First, you need to make your concept of your day, events, etc. Pick several days since the venue or delegate might not be able to be present for the competition.

Find your local delegate and contact him/her. You can find the list of delegates here

Once you plan it out with the delegate (Securing several dates and having your concept approved), go and attempt to book the venue that you are looking for. Note the occupancy limit of the delegate, since you might need to place a limit on how many people can compete.

After you go and book the venue, (SECURE IT FOR SURE.) Make sure you are cleared to charge a registration fee. (Unless you want to have the entire competition be free, which would be pretty cool.)

Once you do that, have the delegate submit the competition to the board so it can get approved. While that is going on, you can set up the website. When you set up the website, make sure you have everything about the venue listed, such as rules, limits, and off-access areas. 

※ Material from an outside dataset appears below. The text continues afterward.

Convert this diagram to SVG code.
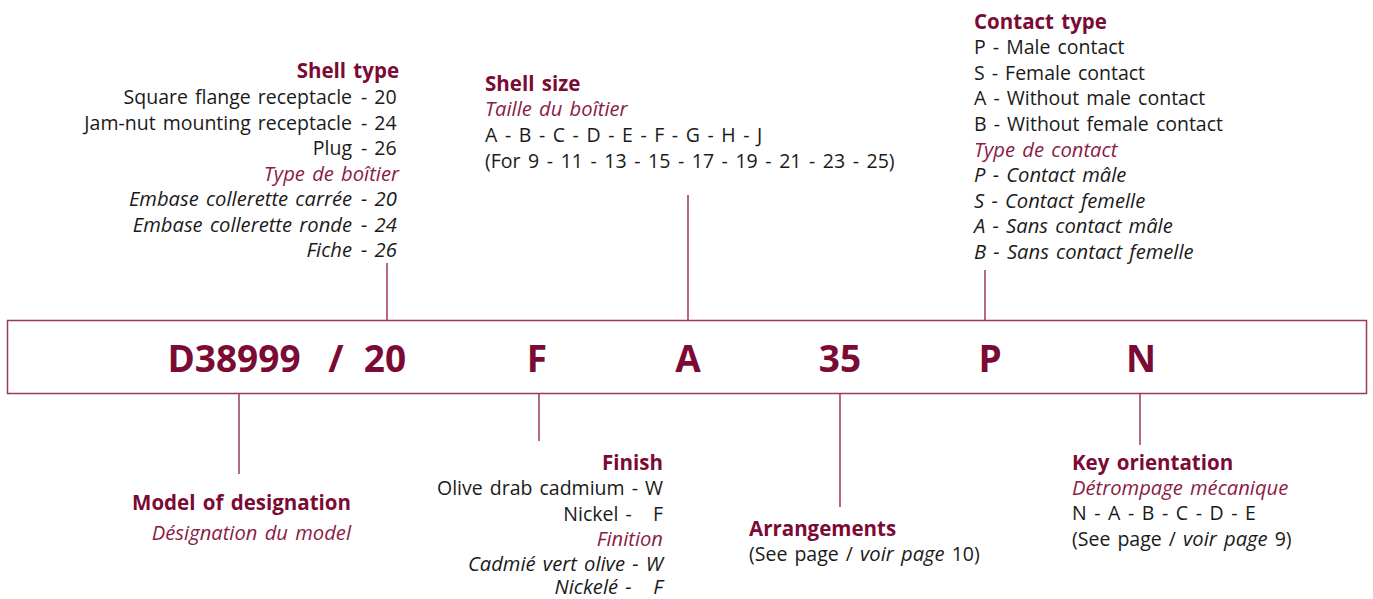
<svg xmlns="http://www.w3.org/2000/svg" width="1373" height="599" viewBox="0 0 1373 599">
<style>
text{font-family:"Open Sans","Noto Sans",sans-serif;font-size:19.5px;fill:#1a1a1a;word-spacing:2px}
.h{font-weight:bold;font-size:20.5px;fill:#7b0a35}
.fr{font-style:italic;font-size:20.2px;fill:#8a1c45}
.it{font-style:italic;font-size:20.2px}
.w{word-spacing:2.5px}
.code{font-weight:bold;font-size:37px;fill:#7b0a35;text-anchor:middle;word-spacing:0}
.e{text-anchor:end}
.ln{stroke:#8b1a40;stroke-width:1.3;fill:none}
</style>
<rect width="1373" height="599" fill="#fff"/>
<g id="connectors">
<line class="ln" x1="387" y1="263" x2="387" y2="320"/>
<line class="ln" x1="688" y1="195" x2="688" y2="320"/>
<line class="ln" x1="985" y1="270" x2="985" y2="320"/>
<line class="ln" x1="239" y1="394" x2="239" y2="474"/>
<line class="ln" x1="539" y1="394" x2="539" y2="441"/>
<line class="ln" x1="840" y1="394" x2="840" y2="507"/>
<line class="ln" x1="1140" y1="394" x2="1140" y2="445"/>
</g>
<g id="code-box">
<rect x="7.5" y="320.5" width="1359" height="73" fill="#fff" stroke="#9b3a5a" stroke-width="1.5"/>
<text class="code" x="234" y="372">D38999</text>
<text class="code" x="336" y="372">/</text>
<text class="code" x="385" y="372">20</text>
<text class="code" x="537" y="372">F</text>
<text class="code" x="688" y="372">A</text>
<text class="code" x="840" y="372">35</text>
<text class="code" x="990" y="372">P</text>
<text class="code" x="1141" y="372">N</text>
</g>
<g id="shell-type">
<text class="h e" x="399" y="78">Shell type</text>
<text class="e" x="352" y="104">Square flange receptacle</text><text x="361" y="104">- 20</text>
<text class="e" x="352" y="130">Jam-nut mounting receptacle</text><text x="361" y="130">- 24</text>
<text class="e" x="352" y="155">Plug</text><text x="361" y="155">- 26</text>
<text class="fr e" x="399" y="181">Type de boîtier</text>
<text class="it e" x="352" y="206">Embase collerette carrée</text><text class="it" x="361" y="206">- 20</text>
<text class="it e" x="352" y="232">Embase collerette ronde</text><text class="it" x="361" y="232">- 24</text>
<text class="it e" x="352" y="257">Fiche</text><text class="it" x="361" y="257">- 26</text>
</g>
<g id="shell-size">
<text class="h" x="485" y="91">Shell size</text>
<text class="fr" x="485" y="116">Taille du boîtier</text>
<text class="w" x="485" y="142">A - B - C - D - E - F - G - H - J</text>
<text class="w" x="485" y="168">(For 9 - 11 - 13 - 15 - 17 - 19 - 21 - 23 - 25)</text>
</g>
<g id="contact-type">
<text class="h" x="974" y="29">Contact type</text>
<text x="974" y="54">P - Male contact</text>
<text x="974" y="80">S - Female contact</text>
<text x="974" y="105">A - Without male contact</text>
<text x="974" y="131">B - Without female contact</text>
<text class="fr" x="974" y="157">Type de contact</text>
<text class="it" x="974" y="182">P - Contact mâle</text>
<text class="it" x="974" y="208">S - Contact femelle</text>
<text class="it" x="974" y="233">A - Sans contact mâle</text>
<text class="it" x="974" y="259">B - Sans contact femelle</text>
</g>
<g id="model-designation">
<text class="h e" x="351" y="510">Model of designation</text>
<text class="fr e" x="351" y="540">Désignation du model</text>
</g>
<g id="finish">
<text class="h e" x="663" y="470">Finish</text>
<text class="e" x="663" y="495">Olive drab cadmium - W</text>
<text class="e" x="663" y="521" xml:space="preserve">Nickel -   F</text>
<text class="fr e" x="663" y="546">Finition</text>
<text class="it e" x="663" y="571">Cadmié vert olive - W</text>
<text class="it e" x="663" y="594" xml:space="preserve">Nickelé -   F</text>
</g>
<g id="arrangements">
<text class="h" x="749" y="536">Arrangements</text>
<text x="749" y="561">(See page / <tspan class="it">voir page</tspan> 10)</text>
</g>
<g id="key-orientation">
<text class="h" x="1072" y="470">Key orientation</text>
<text class="fr" x="1072" y="495">Détrompage mécanique</text>
<text class="w" x="1072" y="520">N - A - B - C - D - E</text>
<text x="1072" y="546">(See page / <tspan class="it">voir page</tspan> 9)</text>
</g>
</svg>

When the competition is approved and the website is set up, work on renting out your equipment, and managing your finances. Make sure everything is squared away for the competition.

One major tip is to constantly answer your emails. Don't ignore them if it is a simple question or delay a reply if you really have enough free time.


----------



## Popo4123 (Feb 6, 2015)

A competition in Portland would be the best!Preferably Guardian Games the venue of past competition, Rose City 2015!


----------



## ensigndan (Feb 6, 2015)

We just had Portland first comp last saturday (Jan 31). were you there?


----------



## lerenard (Feb 6, 2015)

How does the money part of a competition work? Is the person who hosts responsible to pay for the venue and "renting equipment" (what does this entail, other than timers?) if they make more than enough money from registration fees, does that just go in their pocket? How do you get enough people to judge/scramble? What is the usual amount of time it takes to have a competition from the moment you contact the delegate ?


----------



## CuberRiley (Feb 6, 2015)

Why yes I was


----------



## pdilla (Feb 6, 2015)

I'm moving to Oregon next year. I'm loving this trend.


----------



## Amress (Feb 6, 2015)

I think you should wait a little bit before having another competition in the area. Some people may be reluctant to go to another competition so close to a previous comp. The more competitions the better, but your turnout may be a little smaller than you expect.


----------



## Mike Hughey (Feb 6, 2015)

lerenard said:


> How does the money part of a competition work? Is the person who hosts responsible to pay for the venue and "renting equipment" (what does this entail, other than timers?) if they make more than enough money from registration fees, does that just go in their pocket? How do you get enough people to judge/scramble? What is the usual amount of time it takes to have a competition from the moment you contact the delegate ?



The answers to almost all of these questions vary from competition to competition. In general, if you want to run a competition, your best bet is not to discuss it here, but rather contact a local delegate and have a private conversation with the delegate on what would be required. That's good advice for anyone wanting to run a competition - have a conversation with a delegate.


----------